Do you have to supply your own dynamic allocator? If there is an allocator available on the system, that may be the best route.

What are the patterns of your allocations? Does the app allocate many small chunks, a mixture of small and large; are they long lived or short lived? Allocation sizes effect performance and size usage of dynamic allocators.

I'll stop know because I can't think of any other good reasons off-hand. Static allocation is the best thing for many reasons - easy to use, easy to analyze, very fast. That's not practical for all applications, so my advice is to go with a simple allocator next - for C, malloc is good because everyone should know how to use it. Don't worry about speed or efficiency too much - performance usually isn't a problem. Look up "dl_malloc" (Doug Lea's malloc). It's a good public-domain allocator that looks like malloc and works very well allocating small chunks.

Malloc isn't a great fit if your app is constantly running out of space. In that case, find a good garbage collector or memory reordering scheme. Several garbage collectors make life easy by making allocations fast and solving the problem of free'ing memory.

Remember, don't pick an allocation scheme based on the problems you *think* you'll have. Pick an allocator whose major benefit matches your major issue.

Static, if you need reliability

[kbielefe]

If you're going for high standards of reliability like DO-178B certification, then the guidelines are usually to statically allocate as much as possible, use malloc if unavoidable, but never free the memory. This goes contrary to everything they drill into you in college, but it makes the maximum memory usage easily measurable and predictable and also makes the execution time of malloc very consistent. And trust me, you find memory leaks fast.

Yes, it is possible to calculate your memory needs using dynamic allocation and deallocation, but it is a lot harder to prove and a lot easier to make a mistake. If you really can reliably put an upper bound on the amount of memory your app uses, then there is usually no need for dynamic allocation in the first place. If you don't care about predicting your memory usage or malloc execution time, then why are you even asking the question? Just go with whatever is easier. However, consider that some extra effort now will pay off in the long run.

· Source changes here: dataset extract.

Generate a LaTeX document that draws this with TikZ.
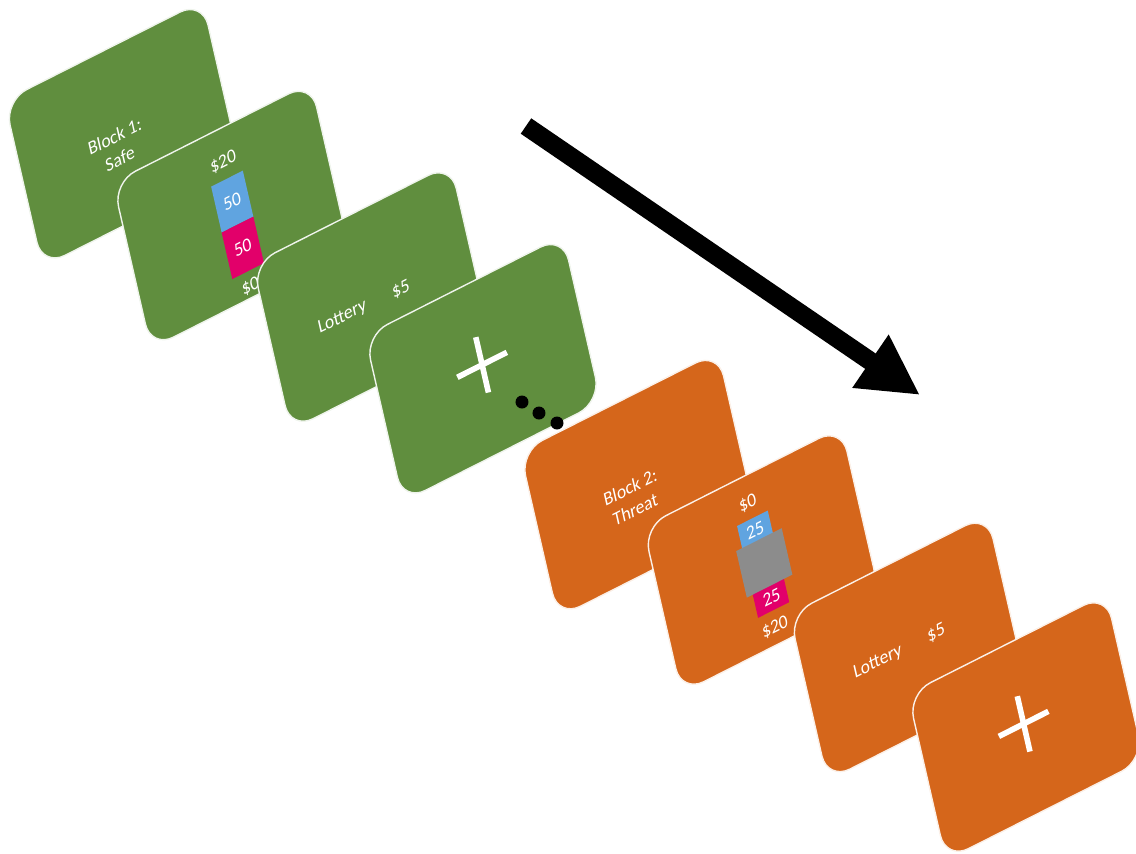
\documentclass[tikz,border=0pt]{standalone}
\usepackage{fontspec}
\setmainfont{Carlito}
\usetikzlibrary{arrows.meta}
\usepackage{xcolor}
\definecolor{safegreen}{RGB}{96,142,62}
\definecolor{threatorange}{RGB}{213,102,27}
\definecolor{winblue}{RGB}{96,164,224}
\definecolor{losspink}{RGB}{226,0,106}
\definecolor{covergray}{RGB}{140,140,140}

\begin{document}
\begin{tikzpicture}[
    slide/.style={cm={0.495,0.25,-0.1267,0.5533,(#1)},
        every node/.style={transform shape, text=white, align=center, font=\fontsize{9.5}{11.5}\selectfont}},
    card/.style={fill=#1, draw=white!90!#1, line width=0.4pt, rounded corners=2.5mm},
    fixcross/.style={white, line width=1.6pt}
]
    \useasboundingbox (0,0) rectangle (11.36,-8.53);

    % block 1: safe
    \begin{scope}[slide={0.045,-1.007}]
        \draw[card=safegreen] (0,0) rectangle (4,-3);
        \node (block1) at (1.85,-1.68) {Block 1:\\Safe};
    \end{scope}
    \begin{scope}[slide={1.13,-1.825}]
        \draw[card=safegreen] (0,0) rectangle (4,-3);
        \fill[winblue] (1.76,-0.87) rectangle (2.40,-1.70);
        \fill[losspink] (1.76,-1.70) rectangle (2.40,-2.54);
        \node (winprob1) at (2.08,-1.28) {50};
        \node (lossprob1) at (2.08,-2.12) {50};
        \node (winamt1) at (2.08,-0.57) {\$20};
        \node (lossamt1) at (2.06,-2.81) {\$0};
    \end{scope}
    \begin{scope}[slide={2.527,-2.64}]
        \draw[card=safegreen] (0,0) rectangle (4,-3);
        \node (lottery1) at (1.4,-1.6) {Lottery};
        \node (sure1) at (2.58,-1.62) {\$5};
    \end{scope}
    \begin{scope}[slide={3.65,-3.357}]
        \draw[card=safegreen] (0,0) rectangle (4,-3);
        \draw[fixcross] (1.5,-1.43) -- (2.5,-1.43);
        \draw[fixcross] (2,-0.93) -- (2,-1.93);
    \end{scope}

    % block 2: threat
    \begin{scope}[slide={5.20,-4.516}]
        \draw[card=threatorange] (0,0) rectangle (4,-3);
        \node (block2) at (1.85,-1.68) {Block 2:\\Threat};
    \end{scope}
    \begin{scope}[slide={6.434,-5.27}]
        \draw[card=threatorange] (0,0) rectangle (4,-3);
        \fill[winblue] (1.70,-0.75) rectangle (2.32,-1.58);
        \fill[losspink] (1.70,-1.58) rectangle (2.33,-2.41);
        \node (winprob2) at (2.01,-0.97) {25};
        \fill[covergray] (1.58,-1.15) rectangle (2.50,-1.99);
        \node (lossprob2) at (2.03,-2.19) {25};
        \node (winamt2) at (1.99,-0.47) {\$0};
        \node (lossamt2) at (1.97,-2.70) {\$20};
    \end{scope}
    \begin{scope}[slide={7.895,-6.144}]
        \draw[card=threatorange] (0,0) rectangle (4,-3);
        \node (lottery2) at (1.4,-1.5) {Lottery};
        \node (sure2) at (2.58,-1.5) {\$5};
    \end{scope}
    \begin{scope}[slide={9.08,-6.94}]
        \draw[card=threatorange] (0,0) rectangle (4,-3);
        \draw[fixcross] (1.47,-1.43) -- (2.47,-1.43);
        \draw[fixcross] (1.97,-0.93) -- (1.97,-1.93);
    \end{scope}

    \fill (5.22,-4.02) circle (0.065);
    \fill (5.39,-4.13) circle (0.065);
    \fill (5.57,-4.23) circle (0.065);

    \coordinate (arrowtail) at (5.26,-1.26);
    \coordinate (arrowtip) at (9.20,-3.95);
    \draw[line width=5.3pt, -{Triangle[length=6mm, width=6mm]}] (arrowtail) -- (arrowtip);
\end{tikzpicture}
\end{document}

You have to let go of your assumptions from the non-embedded world. The natural instinct is to save as much memory as possible, since your memory is so limited. Your undergrad algorithms class taught you that dynamic allocation is the way to have the lowest possible memory usage at any given time. However, in an embedded application, unallocated memory is just as wasted as extra memory allocated in a static buffer, but in the latter you always know it is available as soon as you need it.

malloc and glibc

[LWATCDR]

The standard way that glibc works is that the heap grows until the task ends. This can cause problems so yes dynamic memory allocation should be avoided but your question leaves out a lot of variables.
1. Does the CPU have an MMU.
2. What OS.
3. Single or multi tasking?

Without knowing more no one can give you a firm answer.